South Carolina Supreme Court
COLUMBIA, S.C. - The South Carolina Supreme Court politely but firmly criticized how a former chief justice handled Richard Murdaugh’s complaint about jury interference in his murder trial, saying she wrongly considered the mental impressions of jurors and didn’t follow the proper legal rule for such challenges.
After Murdaugh, a former personal injury attorney, was convicted of killing his wife and son, his lawyers sought to reverse the verdict and Judge Jean Toal, the first female chief justice of the South Carolina Supreme Court, was appointed to hear the appeal. Murdaugh’s lawyers submitted affidavits from jurors who said Colleton County Clerk of Court Rebecca Hill had told at least some jurors to “watch him closely” when Murdaugh testified and “watch his body language.”
Three jurors, including an alternate, said in affidavits they heard Hill make comments about Murdaugh but only one, identified as Juror Z, said she was influenced by what Hill said.
Judge Toal questioned the jurors in a live hearing, asking each of them if they had been influenced by anything Hill said. The judge questioned Juror Z about each paragraph of her affidavit. The clerk’s comments, the juror told the judge, “made it seem he was already guilty.”
But Toal asked if that was true since the juror said in her affidavit, "I had questions about Mr. Murdaugh's guilt but voted guilty because I felt pressured by the other jurors.”
“Is that answer that I just read a more accurate statement of how you felt?” Judge Toal asked.
Juror Z said yes, but later submitted an affidavit stating she felt influenced by Hill as well as the other jurors. Judge Toal didn’t allow that affidavit into the record.
Judge Toal ultimately rejected Murdaugh’s challenge, citing the fact only three jurors said they heard Hill say anything and the one who said she might have been influenced acknowledged that it was because she felt pressured by other jurors.
This was an error, the Supreme Court ruled. Under longstanding precedent, judges must apply a two-part test when a defendant claims the jury was unfairly biased. First, the defendant must prove there was improper contact with jurors. The burden then shifts to the state to prove there is “no reasonable possibility” the verdict was affected by that contact. The number of jurors who alleged improper contact has no bearing on the analysis, the court said.
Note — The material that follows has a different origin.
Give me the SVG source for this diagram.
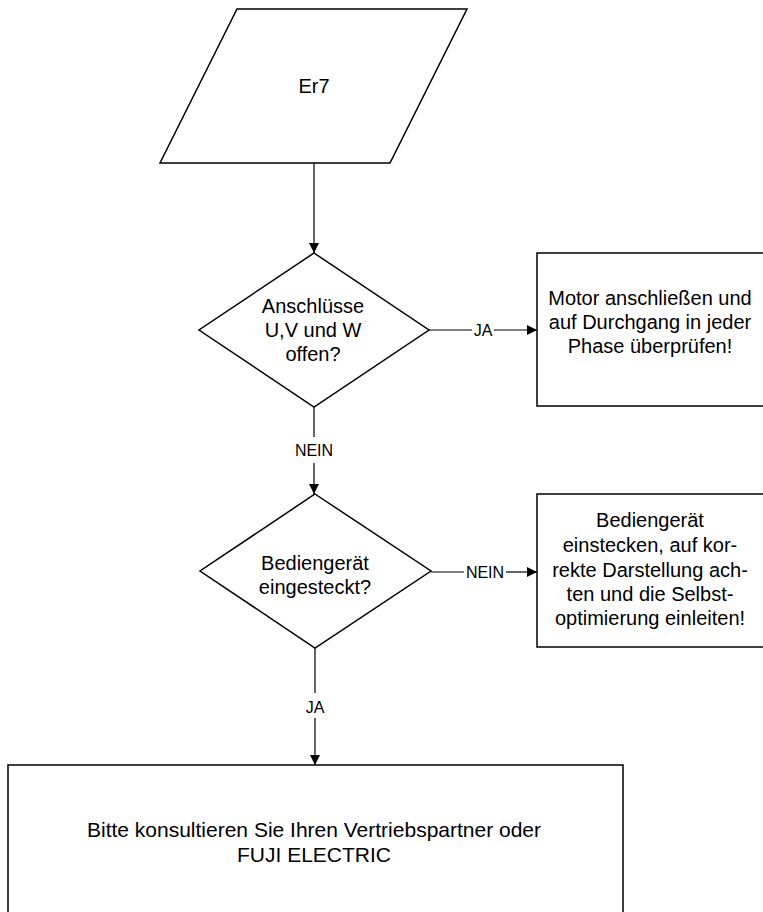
<svg xmlns="http://www.w3.org/2000/svg" width="763" height="912" viewBox="0 0 763 912">
<style>
.shape{fill:#fff;stroke:#000;stroke-width:1.5}
.conn{fill:none;stroke:#000;stroke-width:1.2}
.t{font-family:"Liberation Sans",Arial,sans-serif;font-size:20px;fill:#000;text-anchor:middle}
.big{font-size:21px}
.lbl{font-family:"Liberation Sans",Arial,sans-serif;font-size:16px;fill:#000;text-anchor:middle}
</style>
<defs>
<marker id="arr" viewBox="0 0 10 10" refX="10" refY="5" markerWidth="10" markerHeight="10" markerUnits="userSpaceOnUse" orient="auto">
<path d="M0,0 L10,5 L0,10 z" fill="#000"/>
</marker>
</defs>
<rect width="763" height="912" fill="#fff"/>
<g id="connectors">
<line class="conn" x1="314" y1="163" x2="314" y2="253" marker-end="url(#arr)"/>
<line class="conn" x1="429" y1="330" x2="472" y2="330"/>
<line class="conn" x1="494" y1="330" x2="537" y2="330" marker-end="url(#arr)"/>
<text class="lbl" x="483" y="336">JA</text>
<line class="conn" x1="314" y1="407" x2="314" y2="437"/>
<line class="conn" x1="314" y1="463" x2="314" y2="494" marker-end="url(#arr)"/>
<text class="lbl" x="314" y="456">NEIN</text>
<line class="conn" x1="431" y1="572" x2="464" y2="572"/>
<line class="conn" x1="506" y1="572" x2="537" y2="572" marker-end="url(#arr)"/>
<text class="lbl" x="485" y="578">NEIN</text>
<line class="conn" x1="315" y1="648" x2="315" y2="693"/>
<line class="conn" x1="315" y1="718" x2="315" y2="765" marker-end="url(#arr)"/>
<text class="lbl" x="315" y="713">JA</text>
</g>
<g id="start">
<polygon class="shape" points="237,9 467,9 390,163 160,163"/>
<text class="t" x="314" y="93">Er7</text>
</g>
<g id="decision1">
<polygon class="shape" points="314,253 429,330 314,407 199,330"/>
<text class="t" x="313" y="313">Anschlüsse</text>
<text class="t" x="313" y="337">U,V und W</text>
<text class="t" x="313" y="361">offen?</text>
</g>
<g id="action1">
<rect class="shape" x="537" y="253" width="230" height="153"/>
<text class="t" x="650" y="305">Motor anschließen und</text>
<text class="t" x="650" y="329">auf Durchgang in jeder</text>
<text class="t" x="650" y="353">Phase überprüfen!</text>
</g>
<g id="decision2">
<polygon class="shape" points="315,494 431,571 315,648 200,571"/>
<text class="t" x="315" y="570">Bediengerät</text>
<text class="t" x="315" y="594">eingesteckt?</text>
</g>
<g id="action2">
<rect class="shape" x="537" y="494" width="230" height="153"/>
<text class="t" x="650" y="527">Bediengerät</text>
<text class="t" x="650" y="552">einstecken, auf kor-</text>
<text class="t" x="650" y="577">rekte Darstellung ach-</text>
<text class="t" x="650" y="601">ten und die Selbst-</text>
<text class="t" x="650" y="625">optimierung einleiten!</text>
</g>
<g id="final">
<rect class="shape" x="8" y="765" width="615" height="160"/>
<text class="t big" x="314" y="837">Bitte konsultieren Sie Ihren Vertriebspartner oder</text>
<text class="t big" x="314" y="862">FUJI ELECTRIC</text>
</g>
</svg>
The Supreme Court also said Judge Toal shouldn’t have questioned the jurors about their affidavits, especially to inquire about their thoughts during deliberations. Jurors can testify about improper communications with them “but not on the comments' effects on the jurors' deliberative process.”
“The post-trial court erred in questioning the jurors about whether Hill's comments influenced their verdicts and in relying on the jurors' answers in its prejudice analysis,” the Supreme Court ruled. (It also overruled an earlier decision that had allowed a judge to ask jurors how a fellow juror’s “premature deliberations” affected their votes.)
The portion of Juror Z’s affidavit in which she talked about her thought process was inadmissible, and Judge Toal “erred in questioning her about that portion of the affidavit, and the post trial court should not have considered that portion in ruling on the new trial motion.”
The court ended with a footnote commending Judge Toal, saying she “was placed in in the unenviable position of evaluating unprecedented jury interference by a clerk of court within the context of a murky area of the law.” But it reversed Murdaugh’s murder conviction and ordered a new trial.
Hill later wrote a book, Behind the Doors of Justice: The Murdaugh Murders, describing the trial but it was pulled from publication because she plagiarized parts of it. Hill also pled guilty to perjury for testifying she didn’t give reporters access to evidence including sealed exhibits.